One technical challenge lies in catering for the Doppler effect which ordains that frequency of a signal depends on the relative velocity of the two communicating parties. It might seem that the speed of a car is so negligible compared with that of light that it does not matter, but at the very high frequencies being used for some 5G deployments it can be enough to cause a single symbol to arrive fractionally too soon or too late. Tolerances can be built into the network to cater for this, but the degree may have to be increased to support high value applications to fast moving devices.

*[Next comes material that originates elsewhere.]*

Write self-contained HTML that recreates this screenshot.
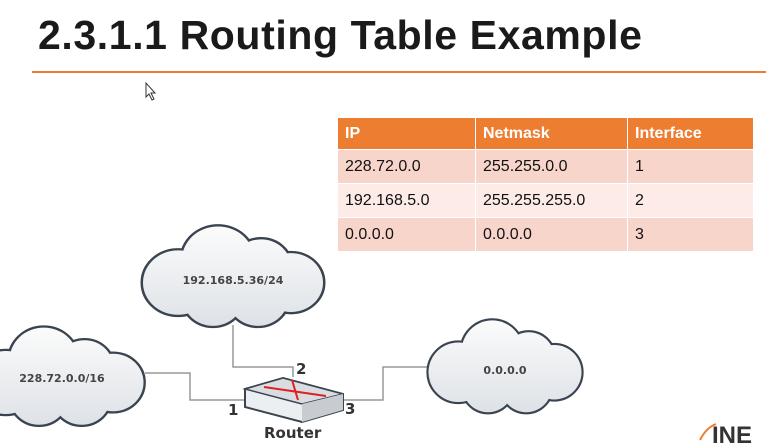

The RAI trial was also valuable at the infrastructure level as it sought to lay the ground for country-wide integration of the HPHT overlay model with its own digital terrestrial transmission network. For RAI, this dovetails with another significant development for the broadcaster, the launch in May 2023 of its Rai Way edge data center network. This comprises 18 edge data centers embracing 20 Italian regions, designed to combine satellite, cellular, and broadcast TV infrastructure across Italy, with 5G Broadcast much in the frame. This will be connected by a national fiber optic backbone engineered to minimize latency out to these edge data centers, which are smaller than traditional ones and distributed closer to the end-users.

This is being done not just with traditional TV in mind but also new areas, including automated industrial systems, cloud gaming and telemedicine. RAI’s mantra is that traditional broadcasters must come out fighting and attack new areas, rather than just defend an ever-shrinking fiefdom.

Emerging video service providers have no fiefdom to defend and some of these are looking at 5G Broadcast as their sole medium of delivery. One of these is the US company Milachi Media, which in July 2023 was granted approval by regulator the FCC for an experimental license with the Federal Communications Commission (FCC) to test a 5G broadcast system in the area of Westmoreland, New Hampshire.

The company then launched the first commercial US 5G Broadcast station in September 2023, delivering content from French state-owned international news network France 24 at “full HD” 1080p resolution, alongside provisional emergency alert services. Wireless chip maker Qualcomm was among technology partners for development of the station.

This station arrived at a time of renewed interest in, and rising demand for, over-the-air TV reception in the US, with 5G Broadcast entering the frame as an alternative to ATSC 3.0. They each have pros and cons. ATSC 3.0 has proved higher performing over the air for reception by fixed TVs, but not surprisingly perhaps 5G Broadcast does best for mobile devices, especially when they are actually moving. 5G Broadcast is also better optimized for mobile devices such as smartphones that are more restricted in their capacity for data storage and caching.

ATSC 3.0 has some advantage at the infrastructure level, which may mean that a given level of service coverage can be provided with fewer transmitters. But it may well be that ability to support consumer devices beyond the TV set more readily, as well as global rather than just regional support, will prove more decisive.

Consumer adoption of ATSC 3.0 has been limited to fixed TV sets so far with little immediate sign of gaining widespread traction beyond that. Meanwhile, Qualcomm has been adding 5G Broadcast support to its mobile device SoCs (System on Chips) and that is starting to filter through to devices.

ATSC 3.0 on the other hand requires additional hardware, and therefore extra cost for mobile devices, which will almost certainly prohibit investment in that outside North America at any rate. ATSC 3.0’s performance advantages for reaching fixed TV sets are based on time-interleaving, which requires more memory. Time interleaving is a form of parallel signal processing designed to overcome the minimum technical limit on time intervals between sampling of incoming signals through analog-to-digital converters. By sampling in parallel, great signal density and therefore bandwidth can be obtained, but it requires more temporary storage.

Of course the boot is on both feet. Just as ATSC 3.0 cannot become a ubiquitous broadcast and streaming platform without support in mobile devices, neither can 5G Broadcast if it is incompatible with fixed TV sets. The outcome of the ATSC 3.0 versus 5G Broadcast battle will therefore depend particularly on whether the latter does gain support in TVs. The signs from major TV makers such as Samsung and Sony are that such support will be coming, even if the TV sets do not at first incorporate the SIM capabilities needed to access other services over mobile networks.